Democratizing Machine Reading

Computers, the Internet, and cheap storage promote the acquisition and collection of vast quantities of data. This doesn’t just apply to pictures in our phones, more importantly there is a seemingly infinite supply of text documents which contain critical scientific, socio-political, and business insights – far more than can be read by a human. Within the natural language processing (NLP) domain, the field of information extraction (IE) targets exactly this problem, but it requires its practitioners to have expertise either in linguistics, machine learning, or both. Consequently, the majority of the advancements in the field of IE are largely inaccessible to those who need them the most. Here we propose techniques to allow domain experts to develop and deploy IE systems targeting their own particular needs without requiring this expertise.
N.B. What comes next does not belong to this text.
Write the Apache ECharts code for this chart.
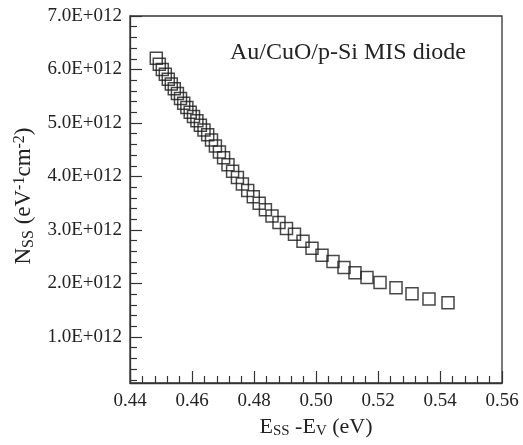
<!DOCTYPE html>
<html>
<head>
<meta charset="utf-8">
<script src="https://cdn.jsdelivr.net/npm/echarts@6/dist/echarts.min.js"></script>
<style>
  html, body { margin: 0; padding: 0; background: #fff; }
  #chart { width: 523px; height: 445px; }
</style>
</head>
<body>
<div id="chart"></div>
<script>
// Interface-state energy E_SS - E_V (eV)
const energy = [
  0.44848, 0.44945, 0.45042, 0.45139, 0.45235, 0.45332, 0.45429, 0.45529,
  0.45629, 0.45732, 0.45835, 0.45942, 0.46048, 0.46158, 0.46271, 0.46387,
  0.46506, 0.46629, 0.46755, 0.46884, 0.47019, 0.47161, 0.47310, 0.47465,
  0.47626, 0.47797, 0.47977, 0.48168, 0.48368, 0.48581, 0.48806, 0.49048,
  0.49306, 0.49581, 0.49871, 0.50194, 0.50548, 0.50903, 0.51258, 0.51645,
  0.52065, 0.52581, 0.53097, 0.53645, 0.54258
];
// Interface-state density N_SS in units of 1E+012 eV^-1 cm^-2
const density = [
  6.21, 6.10, 6.00, 5.91, 5.82, 5.73, 5.64, 5.55,
  5.46, 5.37, 5.29, 5.20, 5.12, 5.04, 4.96, 4.87,
  4.78, 4.68, 4.57, 4.46, 4.35, 4.22, 4.10, 3.98,
  3.86, 3.74, 3.62, 3.50, 3.38, 3.26, 3.14, 3.03,
  2.92, 2.79, 2.66, 2.53, 2.41, 2.30, 2.20, 2.11,
  2.02, 1.92, 1.81, 1.71, 1.64
];
const xTicks = [0.44, 0.46, 0.48, 0.50, 0.52, 0.54, 0.56];
const yMajorTicks = [1, 2, 3, 4, 5, 6, 7];
const yMinorTicks = [];
for (let v = 2; v < 70; v += 2) { if (v % 10 !== 0) yMinorTicks.push(v / 10); }
const yRange = [0.14, 7];
const annotation = 'Au/CuO/p-Si MIS diode';

const ink = '#333';
const textInk = '#222';
const serif = '"Liberation Serif", "Times New Roman", serif';

const chart = echarts.init(document.getElementById('chart'), null, { renderer: 'canvas' });

const points = energy.map((e, i) => [e, density[i]]);

chart.setOption({
  animation: false,
  backgroundColor: '#fff',
  grid: {
    left: 130, top: 16, right: 21, bottom: 62,
    show: true, borderColor: ink, borderWidth: 1.3, backgroundColor: 'transparent'
  },
  xAxis: {
    type: 'value',
    min: xTicks[0], max: xTicks[xTicks.length - 1], interval: 0.02,
    axisLine: { show: true, onZero: false, lineStyle: { color: ink, width: 1.3 } },
    axisTick: { show: true, inside: true, length: 12, lineStyle: { color: ink, width: 1.2 } },
    minorTick: { show: true, splitNumber: 5, length: 7, lineStyle: { color: ink, width: 1.2 } },
    splitLine: { show: false },
    axisLabel: {
      color: textInk, fontFamily: serif, fontSize: 19, margin: 9,
      formatter: v => v.toFixed(2)
    },
    name: 'E{sub|SS} -E{sub|V} (eV)',
    nameLocation: 'middle', nameGap: 25,
    nameTextStyle: {
      color: textInk, fontFamily: serif, fontSize: 22,
      rich: {
        sub: { fontFamily: serif, fontSize: 15, color: textInk, verticalAlign: 'bottom', padding: [9, 0, 0, 0] }
      }
    }
  },
  yAxis: [
    {
      type: 'value', min: yRange[0], max: yRange[1],
      axisLine: { show: true, onZero: false, lineStyle: { color: ink, width: 1.3 } },
      axisTick: { show: true, inside: true, length: 12, customValues: yMajorTicks, lineStyle: { color: ink, width: 1.2 } },
      splitLine: { show: false },
      axisLabel: {
        color: textInk, fontFamily: serif, fontSize: 19, margin: 8,
        customValues: yMajorTicks,
        formatter: v => v.toFixed(1) + 'E+012'
      },
      name: 'N{sub|SS} (eV{sup|-1}cm{sup|-2})',
      nameLocation: 'middle', nameGap: 93,
      nameTextStyle: {
        color: textInk, fontFamily: serif, fontSize: 23,
        padding: [0, 0, 0, 7],
        rich: {
          sub: { fontFamily: serif, fontSize: 16, color: textInk, verticalAlign: 'bottom', padding: [9, 0, 0, 0] },
          sup: { fontFamily: serif, fontSize: 16, color: textInk, verticalAlign: 'top', padding: [0, 0, 9, 0] }
        }
      }
    },
    {
      type: 'value', min: yRange[0], max: yRange[1], position: 'left',
      axisLine: { show: false },
      axisTick: { show: true, inside: true, length: 7, customValues: yMinorTicks, lineStyle: { color: ink, width: 1.2 } },
      axisLabel: { show: false },
      splitLine: { show: false }
    }
  ],
  graphic: [{
    type: 'text', left: 230, top: 41,
    style: { text: annotation, fontFamily: serif, fontSize: 24, fill: textInk }
  }],
  series: [{
    type: 'scatter',
    yAxisIndex: 0,
    data: points,
    symbol: 'rect',
    symbolSize: 12,
    itemStyle: { color: 'rgba(255,255,255,0)', borderColor: '#1a1a1a', borderWidth: 1.5 },
    emphasis: { disabled: true }
  }]
});
</script>
</body>
</html>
By lowering the barrier to entry for IE, the develop- ments in the field would be made available to the wider community.

We propose to do this though a human-technology partnership, where domain experts specify their information need at the level they find intuitive, (e.g., that phosphorylation acts on a protein or that humanitarian interventions have a cost and a measurable outcome). Our system will then extend techniques from the adjacent field of program synthesis to convert these high-level, abstract specifications into ones which can be executed in order to extract the desired information. Importantly, we argue that the resulting model must be readily interpretable and easily extensible to support its long-term deployment and maintainability. To this end, we propose to inform our final representations through a rigorous series of user studies aimed at discovering which aspects of these representations are more or less difficult to understand.

By democratizing machine reading, its benefits (i.e., accessing knowledge from unstructured data, and doing so at scale) would be available to all – not only those who have access to NLP experts or the funding for their services. This has the potential to dramatically impact the process and pace of conducting scientific research, as well collaboration, as experts could have more ready access to the knowledge in adjacent fields. Further, when NLP or Linguistics experts are incorporated, their time can be spent more efficiently; the rules that result from our proposed approach serve as a valuable starting point for IE, removing the tedium of initial grammar development and enabling them to move directly to more productive aspects of the work.